The video I mentioned yesterday reminded me of what I really want to see come out of all this sciencey stuff. There are vast quantities of data coming out of labs around the world, both 'big science' and 'little science'. The trick is to tie it all together, so that it makes some kind of sense. The second trick is to present it.
It is going to take a while, and some serious thinking about interdisciplinary communication, but I hope that within the next twenty five years or so we will have a working in silico cell. A program that models in exquisite detail the complete (OK, maybe 90% — 'first draft') secret life of any given cell type. Computing power will not be a problem, we will in all likelihood have something smaller than a handheld that can cope with it. But imagine, taking a computer model of a leucocyte, giving it some P-selectin and letting the program run. Or changing random proteins to see if they behave as oncogenes. In time we would catalogue all this information but being able to predict cellular behaviour from a rigorous theoretical background would be incredible.
Imagine it as a teaching tool, too. Build — or use holographic technology to project — a 10 metre spheroid, crowded and swarming with life; walk inside it and follow individual pathways and processes. (Take Australia. Scale it down until it fits across the length of your hand. That scale — inverted of course — is the same order of magnitude as your typical animal cell blown up to 10 metres across).
By 2030? Possibly. I'm not making a prediction, I'm trying to inspire. I think we could do it by then, given the phenomenal increases in both biological knowledge and computing power over recent years.
And then . . . scale it up. Refine the models. Build faster, smaller computers. Collect and analyse and present more data. In a similar way that linkage maps were used as the framework to build the human genome, take the Visible Human project and fill in the blanks. Take the virtual cells, build virtual tissues, virtual organs and finally a complete, 'virtually' functioning in silico human. Not just anatomically but biochemically correct.
A computer model that you can present with a candidate anti-cancer agent, and ask and answer the question "what does this chemical do?". No more animal testing, no more clinical trials; just a computer program. Not just retrieving data but actually working out from physicochemical principles the physiological response to anything. Oh yes, it will take a lot of work, we will need a much deeper understanding of pharmacogenomics (and lots of other -omics) and an imperial shedload of public money, but wouldn't it be worth it?

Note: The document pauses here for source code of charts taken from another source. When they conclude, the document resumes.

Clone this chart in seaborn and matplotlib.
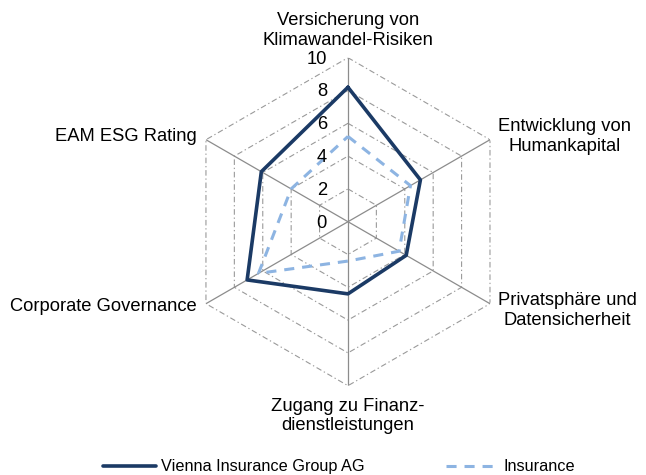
import numpy as np
import pandas as pd
import seaborn as sns
import matplotlib.pyplot as plt
from matplotlib.transforms import offset_copy

# data
categories = ["Versicherung von\nKlimawandel-Risiken", "Entwicklung von\nHumankapital",
              "Privatsphäre und\nDatensicherheit", "Zugang zu Finanz-\ndienstleistungen",
              "Corporate Governance", "EAM ESG Rating"]
vig = [8.2, 5.1, 4.1, 4.4, 7.1, 6.1]
insurance = [5.2, 4.4, 3.6, 2.4, 6.3, 4.0]
series_names = ["Vienna Insurance Group AG", "Insurance"]
r_ticks = [0, 2, 4, 6, 8, 10]

sns.set_style("white")
plt.rcParams['font.family'] = ['Liberation Sans', 'DejaVu Sans']
plt.rcParams['text.color'] = 'black'

n = len(categories)
angles = np.linspace(0, 2 * np.pi, n, endpoint=False)
angles_closed = np.append(angles, 2 * np.pi)

# long table, first point repeated to close each polygon
rows = []
for name, vals in zip(series_names, [vig, insurance]):
    for a, v in zip(angles_closed, vals + vals[:1]):
        rows.append({"angle": a, "value": v, "series": name})
df = pd.DataFrame(rows)

fig = plt.figure(figsize=(6.46, 4.75), dpi=100)
ax = fig.add_axes([0.2848, 0.188, 0.5077, 0.6905], projection='polar')
ax.set_theta_offset(np.pi / 2)
ax.set_theta_direction(-1)
ax.set_ylim(0, 10)
ax.grid(False)
ax.spines['polar'].set_visible(False)
ax.set_xticks([])
ax.set_yticks([])

# hexagon grid + spokes
for r in r_ticks[1:]:
    ax.plot(angles_closed, [r] * (n + 1), color='#9a9a9a', lw=0.8,
            linestyle=(0, (5, 2.5, 1.2, 2.5)), zorder=1)
for a in angles:
    ax.plot([a, a], [0, 10], color='#8c8c8c', lw=0.9, zorder=1)

colors = {"Vienna Insurance Group AG": "#1B3A65", "Insurance": "#8DB4E2"}
dashes = {"Vienna Insurance Group AG": "", "Insurance": (3.3, 2.6)}
sns.lineplot(data=df, x='angle', y='value', hue='series', style='series',
             palette=colors, dashes=dashes, sort=False, estimator=None,
             legend=False, ax=ax, zorder=3)
data_lines = ax.lines[-2:]
data_lines[0].set_linewidth(2.6)
data_lines[1].set_linewidth(2.2)
ax.set_xlabel('')
ax.set_ylabel('')

# radial tick labels along the top spoke
for r in r_ticks:
    tr = offset_copy(ax.transData, fig=fig, x=-21, y=-1.3, units='dots')
    ax.text(0, r, str(r), ha='right', va='center', fontsize=13.2,
            color='black', transform=tr, clip_on=False)

# category labels around the chart
label_pos = [
    (0, 27.5, 'center'),
    (8.5, 3, 'left'),
    (7.6, -6.6, 'left'),
    (0, -30.3, 'center'),
    (-9, -3.3, 'right'),
    (-9, 3.4, 'right'),
]
for a, lab, (dx, dy, ha) in zip(angles, categories, label_pos):
    tr = offset_copy(ax.transData, fig=fig, x=dx, y=dy, units='dots')
    ax.text(a, 10, lab, ha=ha, va='center', multialignment='center',
            fontsize=13.2, color='black', transform=tr, clip_on=False)

leg = fig.legend(data_lines, series_names, loc='center',
                 bbox_to_anchor=(339 / 646, 1 - 466.7 / 475), ncol=2, frameon=False,
                 handlelength=3.25, handletextpad=0.3, columnspacing=5.0,
                 fontsize=11.7)
for t in leg.get_texts():
    t.set_color('black')

fig.savefig("out.png", dpi=100)
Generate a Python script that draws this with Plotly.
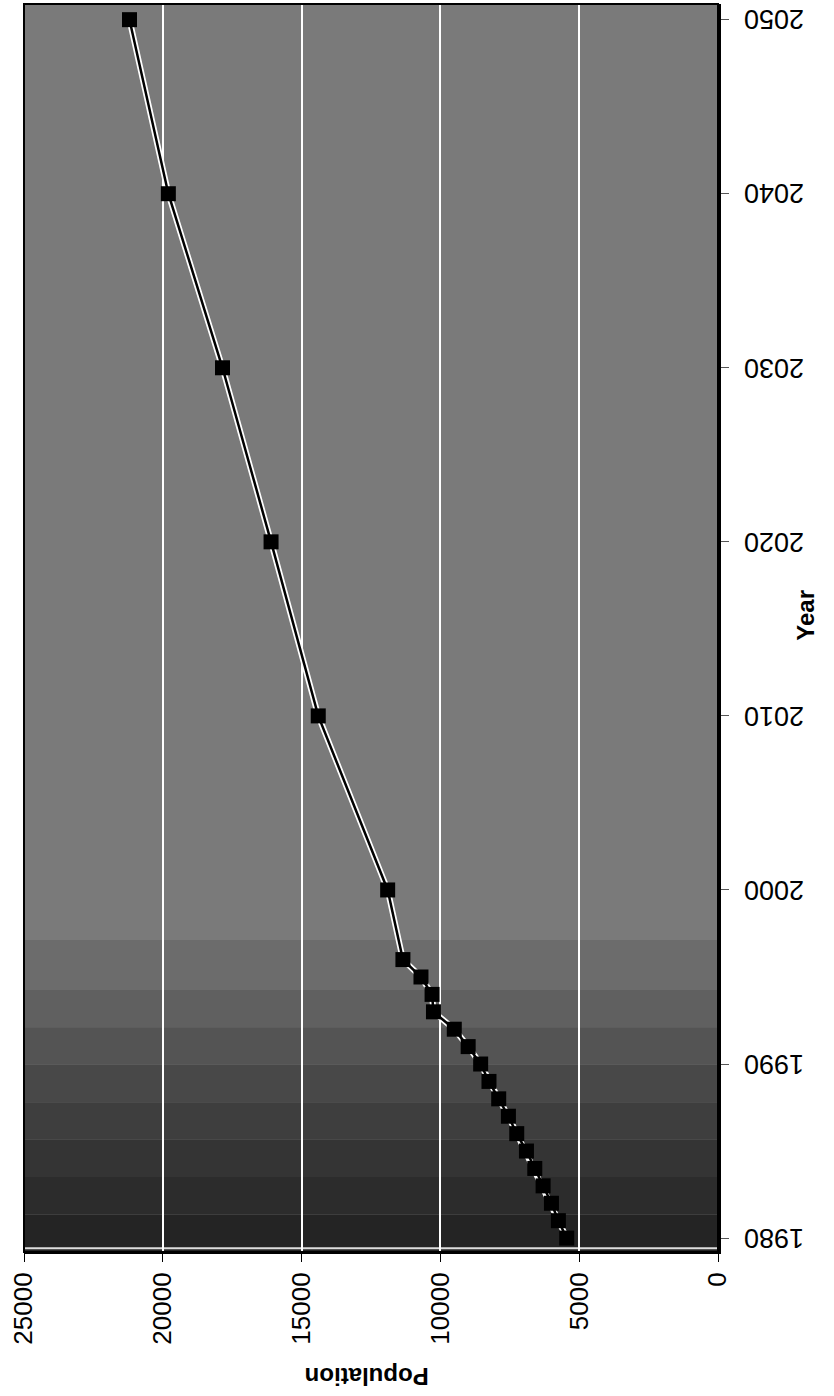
import plotly.graph_objects as go

# Data read from the (rotated) reference chart
years = [1980, 1981, 1982, 1983, 1984, 1985, 1986, 1987, 1988, 1989, 1990,
         1991, 1992, 1993, 1994, 1995, 1996, 2000, 2010, 2020, 2030, 2040, 2050]
population = [5450, 5750, 6000, 6300, 6600, 6900, 7250, 7550, 7900, 8250, 8550,
              9000, 9500, 10250, 10300, 10700, 11350, 11900, 14400, 16100, 17850, 19800, 21200]

pop_ticks = [0, 5000, 10000, 15000, 20000, 25000]
year_ticks = [1980, 1990, 2000, 2010, 2020, 2030, 2040, 2050]

fig = go.Figure()

# white halo under the line
fig.add_trace(go.Scatter(x=population, y=years, mode="lines",
                         line=dict(color="white", width=6), hoverinfo="skip",
                         showlegend=False))
fig.add_trace(go.Scatter(x=population, y=years, mode="lines+markers",
                         line=dict(color="black", width=2.5),
                         marker=dict(symbol="square", size=15, color="black",
                                     line=dict(color="black", width=0)),
                         showlegend=False))

# background shading (darker toward the bottom, like the scan)
shapes = []
bands = [
    (0.00, 0.03, "#242424"), (0.03, 0.06, "#2c2c2c"), (0.06, 0.09, "#343434"),
    (0.09, 0.12, "#3e3e3e"), (0.12, 0.15, "#484848"), (0.15, 0.18, "#545454"),
    (0.18, 0.21, "#606060"), (0.21, 0.25, "#6c6c6c"), (0.25, 1.00, "#7a7a7a"),
]
for y0, y1, c in bands:
    shapes.append(dict(type="rect", xref="paper", yref="paper", x0=0, x1=1,
                       y0=y0, y1=y1, fillcolor=c, line=dict(width=0), layer="below"))
# light line along the bottom inside the plot area, and the frame
shapes.append(dict(type="line", xref="paper", yref="paper", x0=0, x1=1, y0=0.003, y1=0.003,
                   line=dict(color="#dddddd", width=2), layer="below"))
shapes.append(dict(type="rect", xref="paper", yref="paper", x0=0, x1=1, y0=0, y1=1,
                   line=dict(color="black", width=2), layer="above"))

# year tick labels (upside down, as in the scan) placed on the y scale
annotations = []
for yv in year_ticks:
    annotations.append(dict(text=str(yv), textangle=180, xref="paper", yref="y",
                            x=1.0346, y=yv, xanchor="left", yanchor="middle",
                            showarrow=False,
                            font=dict(family="Liberation Sans Narrow, Liberation Sans, Arial",
                                      size=27, color="black")))
annotations += [
    dict(text="<b>Population</b>", textangle=180, xref="paper", yref="paper",
         x=0.494, y=-0.112, showarrow=False,
         font=dict(family="Liberation Sans, Arial", size=24, color="black")),
    dict(text="<b>Year</b>", textangle=-90, xref="paper", yref="paper",
         x=1.148, y=0.51, showarrow=False,
         font=dict(family="Liberation Sans, Arial", size=24, color="black")),
]

fig.update_layout(
    width=834, height=1396,
    margin=dict(l=24, r=116, t=4, b=144),
    paper_bgcolor="white",
    plot_bgcolor="#7a7a7a",
    shapes=shapes,
    annotations=annotations,
    xaxis=dict(
        range=[25000, 0], tickvals=pop_ticks, ticktext=[str(v) for v in pop_ticks],
        tickangle=-90, ticks="outside", ticklen=8, tickcolor="black",
        showgrid=True, gridcolor="white", gridwidth=2,
        zeroline=False, showline=True, linecolor="black", linewidth=2,
        tickfont=dict(family="Liberation Sans, Arial", size=26, color="black"),
    ),
    yaxis=dict(
        side="right", range=[1979.2, 2050.9], tickvals=year_ticks,
        showticklabels=False, ticks="outside", ticklen=8, tickcolor="#555",
        showgrid=False, zeroline=False, showline=True, linecolor="black", linewidth=3,
    ),
)

fig.write_html("out.html")
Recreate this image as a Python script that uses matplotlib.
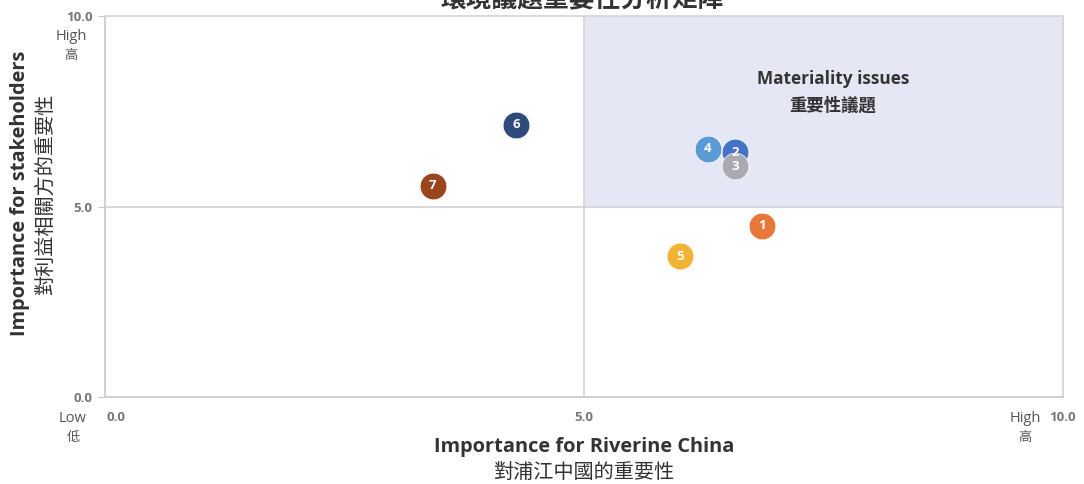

Let's say it will take another 25 years after the Human Cellome First Draft. I have a chance of being around to see it.




Comments
Just a quick compliment on your ability to write. I am an aspiring clinical researcher in cardiology. Funny as this may sound, I frequent your website to learn syntax and how you put words together. Writing is terribly difficult for me, however, I get by with revision after revision.
Your gift is that you make people excited about science--continually.
I wish I had 10% of your ability....
Keep up the posts...
Tom V
Posted by: Tom | September 9, 2006 05:29 AM
Tom,
Thank you for taking the time to say that. It's encouraging. As I hinted earlier, it is good to know that people are reading (and enjoying!) this blog.
And you also put me under no pressure at all . . . ;)
Posted by: BK | September 9, 2006 08:37 AM
Great Blog! I share your passion for cell modeling. It's the way we will eventually do our biological science: Model - make prediction - design experiment - revise model if necessary - iterate. Modelling, if rigorously done , can embody current theory and enable precise communication about it and its consequences.